Studio album by Rocío Banquells
- Released: 2007
- Recorded: 2007
- Genre: Pop, ranchero
- Label: Universal Music

Rocío Banquells chronology
| Coincidír: Grandes Exitos (1996) | Nací para tí (2007) |  |

= Nací para ti =

Nací para tí is the last album by Mexican pop singer Rocío Banquells. This album was released in 2007. It was recorded live in the Teatro de la Ciudad in Mexico City on May 10, 2007.

==History==
The album is the return of Banquells to the world of the music after 10 years. The album was recorded on live in the Teatro de la Ciudad in Mexico City. The album includes two discs: The first includes a compilation of Pop and Balada songs of the Banquells's career. The second is a compilation of her Mariachi songs.

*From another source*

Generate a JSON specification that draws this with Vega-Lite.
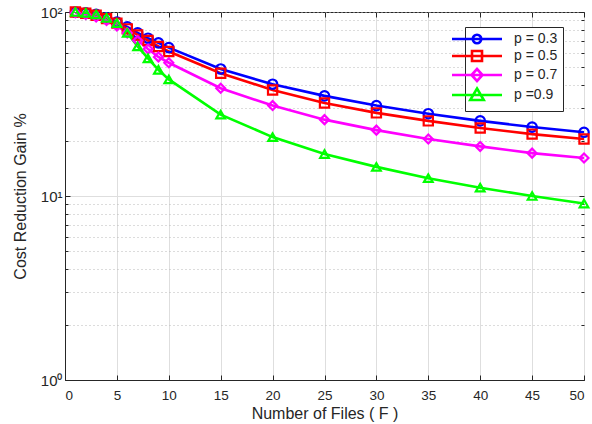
{
  "$schema": "https://vega.github.io/schema/vega-lite/v6.json",
  "width": 519,
  "height": 368,
  "autosize": {"type": "none"},
  "padding": {"left": 65, "top": 12, "right": 8, "bottom": 44},
  "background": "white",
  "config": {
    "font": "Liberation Sans",
    "view": {"stroke": "#262626", "strokeWidth": 1},
    "axis": {
      "domainColor": "#262626",
      "tickColor": "#262626"
    },
    "legend": {
      "symbolStrokeWidth": 2.6,
      "symbolOpacity": 1,
      "symbolFillColor": "transparent"
    }
  },
  "data": {
    "values": [
      {"F": 1, "p": "p = 0.3", "v": 100}, {"F": 2, "p": "p = 0.3", "v": 99}, {"F": 3, "p": "p = 0.3", "v": 97}, {"F": 4, "p": "p = 0.3", "v": 93}, {"F": 5, "p": "p = 0.3", "v": 88}, {"F": 6, "p": "p = 0.3", "v": 83}, {"F": 7, "p": "p = 0.3", "v": 77}, {"F": 8, "p": "p = 0.3", "v": 72}, {"F": 9, "p": "p = 0.3", "v": 68}, {"F": 10, "p": "p = 0.3", "v": 64}, {"F": 15, "p": "p = 0.3", "v": 49}, {"F": 20, "p": "p = 0.3", "v": 40.5}, {"F": 25, "p": "p = 0.3", "v": 35}, {"F": 30, "p": "p = 0.3", "v": 31}, {"F": 35, "p": "p = 0.3", "v": 28}, {"F": 40, "p": "p = 0.3", "v": 25.6}, {"F": 45, "p": "p = 0.3", "v": 23.7}, {"F": 50, "p": "p = 0.3", "v": 22.2},
      {"F": 1, "p": "p = 0.5", "v": 100}, {"F": 2, "p": "p = 0.5", "v": 98.5}, {"F": 3, "p": "p = 0.5", "v": 96}, {"F": 4, "p": "p = 0.5", "v": 92}, {"F": 5, "p": "p = 0.5", "v": 87}, {"F": 6, "p": "p = 0.5", "v": 81}, {"F": 7, "p": "p = 0.5", "v": 75}, {"F": 8, "p": "p = 0.5", "v": 70}, {"F": 9, "p": "p = 0.5", "v": 65}, {"F": 10, "p": "p = 0.5", "v": 61}, {"F": 15, "p": "p = 0.5", "v": 46.5}, {"F": 20, "p": "p = 0.5", "v": 37.7}, {"F": 25, "p": "p = 0.5", "v": 32}, {"F": 30, "p": "p = 0.5", "v": 28.3}, {"F": 35, "p": "p = 0.5", "v": 25.6}, {"F": 40, "p": "p = 0.5", "v": 23.4}, {"F": 45, "p": "p = 0.5", "v": 21.7}, {"F": 50, "p": "p = 0.5", "v": 20.4},
      {"F": 1, "p": "p = 0.7", "v": 99}, {"F": 2, "p": "p = 0.7", "v": 97}, {"F": 3, "p": "p = 0.7", "v": 94}, {"F": 4, "p": "p = 0.7", "v": 90}, {"F": 5, "p": "p = 0.7", "v": 84}, {"F": 6, "p": "p = 0.7", "v": 77}, {"F": 7, "p": "p = 0.7", "v": 70}, {"F": 8, "p": "p = 0.7", "v": 63}, {"F": 9, "p": "p = 0.7", "v": 57}, {"F": 10, "p": "p = 0.7", "v": 53}, {"F": 15, "p": "p = 0.7", "v": 38.5}, {"F": 20, "p": "p = 0.7", "v": 31}, {"F": 25, "p": "p = 0.7", "v": 26}, {"F": 30, "p": "p = 0.7", "v": 22.8}, {"F": 35, "p": "p = 0.7", "v": 20.4}, {"F": 40, "p": "p = 0.7", "v": 18.6}, {"F": 45, "p": "p = 0.7", "v": 17.1}, {"F": 50, "p": "p = 0.7", "v": 16.1},
      {"F": 1, "p": "p =0.9", "v": 100}, {"F": 2, "p": "p =0.9", "v": 99}, {"F": 3, "p": "p =0.9", "v": 97}, {"F": 4, "p": "p =0.9", "v": 93}, {"F": 5, "p": "p =0.9", "v": 87}, {"F": 6, "p": "p =0.9", "v": 77}, {"F": 7, "p": "p =0.9", "v": 65}, {"F": 8, "p": "p =0.9", "v": 56}, {"F": 9, "p": "p =0.9", "v": 48.5}, {"F": 10, "p": "p =0.9", "v": 43}, {"F": 15, "p": "p =0.9", "v": 27.7}, {"F": 20, "p": "p =0.9", "v": 20.9}, {"F": 25, "p": "p =0.9", "v": 16.9}, {"F": 30, "p": "p =0.9", "v": 14.4}, {"F": 35, "p": "p =0.9", "v": 12.5}, {"F": 40, "p": "p =0.9", "v": 11.1}, {"F": 45, "p": "p =0.9", "v": 10}, {"F": 50, "p": "p =0.9", "v": 9.1}
    ]
  },
  "layer": [
    {
      "mark": {"type": "line", "strokeWidth": 2.6, "clip": true},
      "encoding": {
        "x": {
          "field": "F", "type": "quantitative",
          "scale": {"domain": [0, 50], "nice": false},
          "axis": {
            "title": "Number of Files ( F )",
            "values": [0, 5, 10, 15, 20, 25, 30, 35, 40, 45, 50],
            "grid": true, "gridColor": "#dedede", "gridWidth": 1,
            "tickSize": -5, "labelPadding": 13, "titlePadding": 4,
            "labelFont": "Liberation Sans", "labelFontSize": 13.5, "labelColor": "#262626",
            "titleFont": "Liberation Sans", "titleFontSize": 16, "titleFontWeight": "normal", "titleColor": "#262626"
          }
        },
        "y": {
          "field": "v", "type": "quantitative",
          "scale": {"type": "log", "domain": [1, 100], "nice": false},
          "axis": {
            "title": "Cost Reduction Gain %",
            "values": [1, 2, 3, 4, 5, 6, 7, 8, 9, 10, 20, 30, 40, 50, 60, 70, 80, 90, 100],
            "labelExpr": "datum.value == 1 ? '10⁰' : datum.value == 10 ? '10¹' : datum.value == 100 ? '10²' : ''",
            "grid": true,
            "gridColor": {"condition": {"test": "datum.value == 10", "value": "#dedede"}, "value": "#b8b8b8"},
            "gridDash": {"condition": {"test": "datum.value == 10", "value": []}, "value": [1, 3]},
            "tickSize": {"condition": {"test": "datum.value == 1 || datum.value == 10 || datum.value == 100", "value": -5}, "value": -3},
            "labelPadding": 8, "titlePadding": 12,
            "labelFont": "Liberation Sans", "labelFontSize": 15, "labelColor": "#262626",
            "titleFont": "Liberation Sans", "titleFontSize": 16, "titleFontWeight": "normal", "titleColor": "#262626"
          }
        },
        "color": {
          "field": "p", "type": "nominal",
          "scale": {"domain": ["p = 0.3", "p = 0.5", "p = 0.7", "p =0.9"], "range": ["#0000ff", "#ff0000", "#ff00ff", "#00ff00"]},
          "legend": null
        }
      }
    },
    {
      "mark": {"type": "point", "filled": false, "strokeWidth": 2.2, "opacity": 1, "clip": false},
      "encoding": {
        "x": {"field": "F", "type": "quantitative", "axis": null},
        "y": {"field": "v", "type": "quantitative", "axis": null},
        "color": {
          "field": "p", "type": "nominal",
          "scale": {"domain": ["p = 0.3", "p = 0.5", "p = 0.7", "p =0.9"], "range": ["#0000ff", "#ff0000", "#ff00ff", "#00ff00"]},
          "legend": null
        },
        "shape": {
          "field": "p", "type": "nominal",
          "scale": {"domain": ["p = 0.3", "p = 0.5", "p = 0.7", "p =0.9"], "range": ["circle", "square", "diamond", "triangle-up"]},
          "legend": null
        },
        "size": {
          "field": "p", "type": "nominal",
          "scale": {"domain": ["p = 0.3", "p = 0.5", "p = 0.7", "p =0.9"], "range": [90, 75, 100, 170]},
          "legend": null
        }
      }
    },
    {
      "mark": {"type": "point", "filled": false, "strokeWidth": 2.6, "opacity": 0},
      "encoding": {
        "x": {"field": "F", "type": "quantitative", "axis": {"orient": "top", "labels": false, "title": null, "grid": false, "domain": false, "tickSize": -5, "values": [0, 5, 10, 15, 20, 25, 30, 35, 40, 45, 50]}},
        "y": {"field": "v", "type": "quantitative", "axis": {"orient": "right", "labels": false, "title": null, "grid": false, "domain": false, "values": [1, 2, 3, 4, 5, 6, 7, 8, 9, 10, 20, 30, 40, 50, 60, 70, 80, 90, 100], "tickSize": {"condition": {"test": "datum.value == 1 || datum.value == 10 || datum.value == 100", "value": -5}, "value": -3}}},
        "color": {
          "field": "p", "type": "nominal",
          "scale": {"domain": ["p = 0.3", "p = 0.5", "p = 0.7", "p =0.9"], "range": ["#0000ff", "#ff0000", "#ff00ff", "#00ff00"]},
          "legend": {
            "title": null,
            "orient": "none",
            "legendX": 400,
            "legendY": 15,
            "direction": "vertical",
            "padding": 5,
            "strokeColor": "#262626",
            "fillColor": "white",
            "labelFont": "Liberation Sans",
            "labelFontSize": 14,
            "labelColor": "#262626",
            "labelOffset": 30,
            "rowPadding": -4,
            "symbolSize": 100,
            "symbolStrokeWidth": 2.6,
            "symbolOpacity": 1
          }
        },
        "shape": {
          "field": "p", "type": "nominal",
          "scale": {"domain": ["p = 0.3", "p = 0.5", "p = 0.7", "p =0.9"], "range": [
            "M-5,0H5M0.85,0A0.85,0.85 0 1 1 -0.85,0A0.85,0.85 0 1 1 0.85,0",
            "M-5,0H5M-1,-1H1V1H-1Z",
            "M-5,0H5M0,-1.2L1.1,0L0,1.2L-1.1,0Z",
            "M-5,0H5M0,-1.3L1.35,1H-1.35Z"
          ]},
          "legend": {
            "title": null,
            "orient": "none",
            "legendX": 400,
            "legendY": 15,
            "direction": "vertical",
            "padding": 5,
            "strokeColor": "#262626",
            "fillColor": "white",
            "labelFont": "Liberation Sans",
            "labelFontSize": 14,
            "labelColor": "#262626",
            "labelOffset": 30,
            "rowPadding": -4,
            "symbolSize": 100,
            "symbolStrokeWidth": 2.6,
            "symbolOpacity": 1
          }
        }
      }
    }
  ],
  "resolve": {
    "scale": {"shape": "independent", "color": "independent"},
    "axis": {"x": "independent", "y": "independent"}
  }
}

The second disc includes a new mariachi version of the 1985's classic Luna mágica.

==Track listing==

===Disc One===
Tracks:
1. Este hombre no se toca
2. Amantes
3. Con él
4. Escucha el infiníto
5. Estupido
6. Coincidír
7. Recuerdos (Memory)
8. No llores por mí Argentina (Don't cry for me Argentina)
9. Abrázame
10. No soy una muñeca

===Disc Two===
Tracks:
1. Intro Mariachi
2. Que bonita es mi tierra
3. La Noche y tu
4. Libro abierto
5. Llorarás
6. Cielo Rojo
7. Entrega Total
8. Nací para tí
9. Fué un placer conocerte
10. Echame a mí la culpa
11. La mujer ladina
12. La puerta negra
13. Cucurrucucu Paloma
14. Luna mágica
15. Si nos dejan
16. Nací para tí (Studio)
17. Luna magica (Mariachi version, Studio)

==Singles==
- Luna mágica (Mariachi version, Studio)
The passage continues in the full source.